White Gold: White gold consists of yellow gold with one or more white or silver-colored metals, usually silver, but sometimes palladium, platinum or nickel. White gold is plated with rhodium to give it a shiny appearance. Example: Teardrop 14K White Gold cremation necklace.
Stainless Steel: Stainless steel is a steel alloy consisting of approximately 10.5% chromium. The chromium aids in making it scratch resistant. It is hypoallergenic, but is prone to rusting and requires occasional upkeep. Like titanium, it has a brilliant silver luster and is an inexpensive material. Example: Angel Wing stainless steel cremation pendant.
Sterling Silver: Sterling silver is used in many pendants and necklaces for cremated remains. It is comprised of 92.5% silver and 7.5% of other metals, usually copper. It does not tarnish, but is stronger than fine silver, which is considered too soft to be durable. Sterling silver jewelry requires regular cleaning. Example: Sterling Silver Eternity memorial necklace.

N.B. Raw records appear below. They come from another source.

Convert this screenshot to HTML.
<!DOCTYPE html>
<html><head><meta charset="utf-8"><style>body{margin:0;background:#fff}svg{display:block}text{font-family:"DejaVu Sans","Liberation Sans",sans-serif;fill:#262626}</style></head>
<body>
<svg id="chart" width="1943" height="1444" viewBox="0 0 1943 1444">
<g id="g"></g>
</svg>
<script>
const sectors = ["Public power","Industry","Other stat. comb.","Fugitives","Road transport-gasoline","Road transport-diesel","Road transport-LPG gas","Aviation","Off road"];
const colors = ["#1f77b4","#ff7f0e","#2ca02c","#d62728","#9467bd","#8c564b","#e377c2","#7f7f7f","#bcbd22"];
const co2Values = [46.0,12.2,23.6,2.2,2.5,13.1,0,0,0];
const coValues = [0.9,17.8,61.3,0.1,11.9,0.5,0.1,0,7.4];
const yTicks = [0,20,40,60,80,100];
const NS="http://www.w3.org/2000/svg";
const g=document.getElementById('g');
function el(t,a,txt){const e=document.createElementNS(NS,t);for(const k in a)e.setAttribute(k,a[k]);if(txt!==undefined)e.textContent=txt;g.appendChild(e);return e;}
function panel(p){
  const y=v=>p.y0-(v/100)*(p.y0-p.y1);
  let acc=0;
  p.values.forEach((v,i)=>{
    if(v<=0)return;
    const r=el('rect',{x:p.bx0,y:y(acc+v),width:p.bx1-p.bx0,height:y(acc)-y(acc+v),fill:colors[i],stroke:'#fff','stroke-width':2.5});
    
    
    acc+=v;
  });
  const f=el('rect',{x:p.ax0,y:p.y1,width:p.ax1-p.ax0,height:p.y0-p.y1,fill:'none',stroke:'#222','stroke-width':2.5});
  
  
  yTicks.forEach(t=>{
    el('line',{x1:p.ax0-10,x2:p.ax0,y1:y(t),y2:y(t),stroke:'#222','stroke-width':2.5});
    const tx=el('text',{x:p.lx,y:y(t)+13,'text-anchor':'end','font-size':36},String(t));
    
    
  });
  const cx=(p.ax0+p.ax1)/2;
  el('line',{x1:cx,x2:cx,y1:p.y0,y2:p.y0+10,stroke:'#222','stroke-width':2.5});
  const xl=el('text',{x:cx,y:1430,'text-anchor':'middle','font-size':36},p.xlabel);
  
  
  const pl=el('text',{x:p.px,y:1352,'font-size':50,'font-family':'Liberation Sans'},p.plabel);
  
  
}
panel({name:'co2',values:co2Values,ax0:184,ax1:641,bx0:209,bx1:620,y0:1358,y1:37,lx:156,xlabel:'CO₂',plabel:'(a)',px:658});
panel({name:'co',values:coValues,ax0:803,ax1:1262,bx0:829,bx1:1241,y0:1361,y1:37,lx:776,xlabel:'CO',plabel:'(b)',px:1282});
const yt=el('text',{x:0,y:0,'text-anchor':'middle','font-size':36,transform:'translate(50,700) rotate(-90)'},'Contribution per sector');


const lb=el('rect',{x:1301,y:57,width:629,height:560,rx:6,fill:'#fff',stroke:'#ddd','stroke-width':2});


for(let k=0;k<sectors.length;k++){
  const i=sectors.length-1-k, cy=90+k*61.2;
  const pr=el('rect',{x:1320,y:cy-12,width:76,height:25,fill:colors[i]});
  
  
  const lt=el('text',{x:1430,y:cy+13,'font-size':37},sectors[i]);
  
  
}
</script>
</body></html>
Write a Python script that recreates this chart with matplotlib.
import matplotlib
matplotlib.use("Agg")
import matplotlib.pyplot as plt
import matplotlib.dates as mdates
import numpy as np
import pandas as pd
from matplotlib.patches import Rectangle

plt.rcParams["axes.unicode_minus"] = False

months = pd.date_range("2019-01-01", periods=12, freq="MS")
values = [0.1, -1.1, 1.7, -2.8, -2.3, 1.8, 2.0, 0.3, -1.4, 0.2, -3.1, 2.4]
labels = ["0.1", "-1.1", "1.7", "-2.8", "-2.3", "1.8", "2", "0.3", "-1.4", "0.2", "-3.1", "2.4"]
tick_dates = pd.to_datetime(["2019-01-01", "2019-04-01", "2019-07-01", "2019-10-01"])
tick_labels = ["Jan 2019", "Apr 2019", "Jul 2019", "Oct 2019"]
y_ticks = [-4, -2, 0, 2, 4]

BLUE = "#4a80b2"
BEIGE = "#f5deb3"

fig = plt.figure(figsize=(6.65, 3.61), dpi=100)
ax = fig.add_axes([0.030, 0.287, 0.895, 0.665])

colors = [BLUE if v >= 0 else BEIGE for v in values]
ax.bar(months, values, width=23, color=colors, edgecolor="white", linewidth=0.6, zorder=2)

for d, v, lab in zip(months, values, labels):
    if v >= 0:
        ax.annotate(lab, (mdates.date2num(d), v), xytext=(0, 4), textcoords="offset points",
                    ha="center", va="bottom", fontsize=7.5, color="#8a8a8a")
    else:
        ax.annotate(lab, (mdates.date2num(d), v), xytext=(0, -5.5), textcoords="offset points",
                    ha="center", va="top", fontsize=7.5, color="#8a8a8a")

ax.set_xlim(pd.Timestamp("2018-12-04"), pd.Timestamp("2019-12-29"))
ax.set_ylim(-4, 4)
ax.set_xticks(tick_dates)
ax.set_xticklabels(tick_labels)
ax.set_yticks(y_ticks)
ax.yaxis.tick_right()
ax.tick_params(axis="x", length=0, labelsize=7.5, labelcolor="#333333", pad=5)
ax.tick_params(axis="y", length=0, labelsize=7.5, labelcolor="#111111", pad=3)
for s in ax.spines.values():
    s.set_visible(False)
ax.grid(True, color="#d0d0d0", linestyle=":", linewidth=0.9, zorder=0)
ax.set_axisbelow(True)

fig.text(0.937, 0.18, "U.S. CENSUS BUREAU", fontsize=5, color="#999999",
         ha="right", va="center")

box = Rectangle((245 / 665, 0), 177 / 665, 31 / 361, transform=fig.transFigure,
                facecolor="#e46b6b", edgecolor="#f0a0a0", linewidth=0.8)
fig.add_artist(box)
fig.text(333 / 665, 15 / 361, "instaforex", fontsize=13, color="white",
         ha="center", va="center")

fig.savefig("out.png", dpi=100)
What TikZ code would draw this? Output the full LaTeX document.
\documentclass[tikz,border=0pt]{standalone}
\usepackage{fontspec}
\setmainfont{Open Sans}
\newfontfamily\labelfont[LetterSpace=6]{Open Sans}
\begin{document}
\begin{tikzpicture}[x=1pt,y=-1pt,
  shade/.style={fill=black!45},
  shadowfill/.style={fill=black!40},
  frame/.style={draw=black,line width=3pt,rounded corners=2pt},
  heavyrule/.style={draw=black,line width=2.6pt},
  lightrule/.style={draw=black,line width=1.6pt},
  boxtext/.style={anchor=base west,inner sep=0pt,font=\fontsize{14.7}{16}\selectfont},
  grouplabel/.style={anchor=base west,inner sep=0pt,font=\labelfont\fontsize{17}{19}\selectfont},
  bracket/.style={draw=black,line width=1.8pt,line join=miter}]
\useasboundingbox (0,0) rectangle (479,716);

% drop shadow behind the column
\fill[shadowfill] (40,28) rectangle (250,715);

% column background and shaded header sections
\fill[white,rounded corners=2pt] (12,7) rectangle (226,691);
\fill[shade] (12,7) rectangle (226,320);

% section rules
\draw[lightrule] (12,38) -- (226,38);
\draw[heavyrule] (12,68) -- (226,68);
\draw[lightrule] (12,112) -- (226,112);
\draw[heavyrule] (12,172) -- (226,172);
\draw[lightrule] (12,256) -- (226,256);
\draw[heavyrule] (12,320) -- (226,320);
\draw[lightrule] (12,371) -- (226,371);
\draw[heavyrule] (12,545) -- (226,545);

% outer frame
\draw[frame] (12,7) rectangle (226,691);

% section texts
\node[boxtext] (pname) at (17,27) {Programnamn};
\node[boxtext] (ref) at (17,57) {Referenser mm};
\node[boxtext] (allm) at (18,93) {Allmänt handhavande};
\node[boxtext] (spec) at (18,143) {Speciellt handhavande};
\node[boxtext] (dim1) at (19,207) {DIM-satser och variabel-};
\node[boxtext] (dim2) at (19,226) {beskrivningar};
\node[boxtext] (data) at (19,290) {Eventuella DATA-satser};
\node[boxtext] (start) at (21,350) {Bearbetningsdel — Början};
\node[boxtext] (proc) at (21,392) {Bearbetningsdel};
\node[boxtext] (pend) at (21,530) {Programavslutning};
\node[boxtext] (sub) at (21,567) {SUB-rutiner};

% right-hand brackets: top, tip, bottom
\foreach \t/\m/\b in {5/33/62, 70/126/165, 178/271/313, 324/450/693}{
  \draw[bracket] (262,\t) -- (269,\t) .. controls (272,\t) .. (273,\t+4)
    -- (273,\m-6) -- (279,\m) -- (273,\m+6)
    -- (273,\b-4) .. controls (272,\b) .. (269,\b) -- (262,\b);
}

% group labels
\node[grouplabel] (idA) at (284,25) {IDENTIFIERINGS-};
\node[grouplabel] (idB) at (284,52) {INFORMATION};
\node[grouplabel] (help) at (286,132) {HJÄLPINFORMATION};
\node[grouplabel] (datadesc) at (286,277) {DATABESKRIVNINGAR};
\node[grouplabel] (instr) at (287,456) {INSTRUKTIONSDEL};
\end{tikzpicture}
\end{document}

Titanium: Titanium is the strongest metal in the world. It has a brilliant silver sheen when polished. Titanium pendants to hold ashes are non-magnetic, hypoallergenic, and do not rust or tarnish. Cremation jewelry made from titanium is harder to scratch but needs to be polished and cleaned on occasion. Example: Narrow Titanium cremation bracelet.
White Bronze: White bronze is not bronze, but an alloy of varying amounts of copper, tin, and zinc. It resembles sterling silver in color, but has the texture of bronze. For cremation jewelry, white bronze is an ideal substitute for nickel and sterling silver because it does not tarnish. White bronze is nonmagnetic, very smooth, and virtually nonporous. Example: White Bronze Heart cremation necklace.